São estas mudanças que não agradam à esquerda. "Limita as associações e delegados ao comentarem aquilo que são as questões da falta de meios operacionais, esta é uma limitação evidente", alerta Jorge Machado. Sandra Cunha, do BE, que vai ouvir os diferentes sindicatos em Janeiro (são 14 os sindicatos da polícia), diz que, na prática, os sindicatos ficam "impedidos de exercer as suas funções de fiscalização e denúncia dos meios e equipamento, das condições de trabalho e de defesa dos seus trabalhadores", uma vez que "tudo o que tem a ver com denúncia de abuso nas escalas de serviço, com o estado dos equipamentos, das esquadras e com condições de trabalho faz parte da acção sindical" passa a estar abrangido pelas restrições da lei.
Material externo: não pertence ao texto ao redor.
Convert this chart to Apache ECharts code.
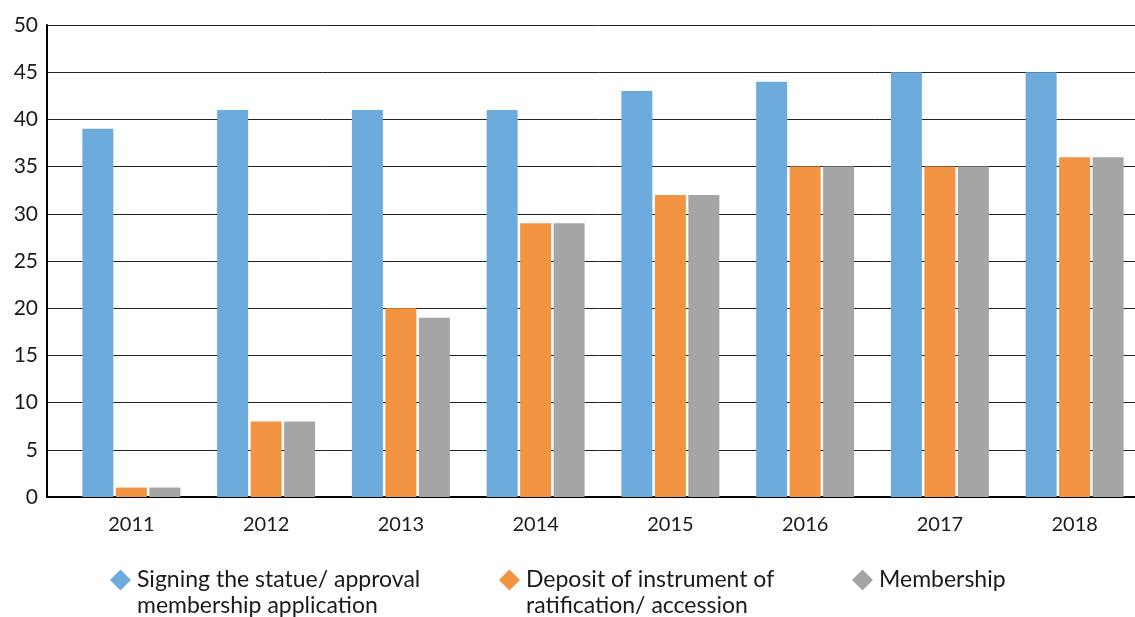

A liberdade sindical dos polícias não é comparável à dos restantes funcionários públicos e o Governo decidiu mexer nesta legislação por haver um consenso de que havia abusos por parte de alguns polícias que usam os créditos de horas para actividade sindical, quando alguns dos sindicatos não têm peso por terem poucos associados. E a Constituição, lembra o especialista em direito administrativo Paulo Veiga Moura, já estabelece "a possibilidade de haver uma espécie de limitação de direitos por parte das associações policiais". A existente nesta proposta de lei do Governo "não parece desproporcional a ponto de silenciar a actividade sindical", alega o especialista, sobretudo a alteração que impede os polícias de falarem sobre as condições de meios e equipamentos - para Paulo Veiga Moura, não estão abrangidas as classificações gerais, mas as referentes a operações "que já estão sujeitas a sigilo". 

O mesmo não acontece sobre a proibição de falarem sobre as hierarquias de comando. "A formulação é demasiado genérica, significa que um polícia não pode sequer criticar o seu superior hierárquico. Pode ser uma forma de silenciar vozes discordantes, por isso tem de ter uma interpretação restritiva, não pode ser qualquer declaração", avisa o especialista.

 As alterações deram entrada no Parlamento a semana passada e é lá que vão agora ser discutidas. BE e PCP são frontalmente contra, apesar de reservarem a clarificação do voto para depois. PSD e o CDS deixam uma posição para mais tarde.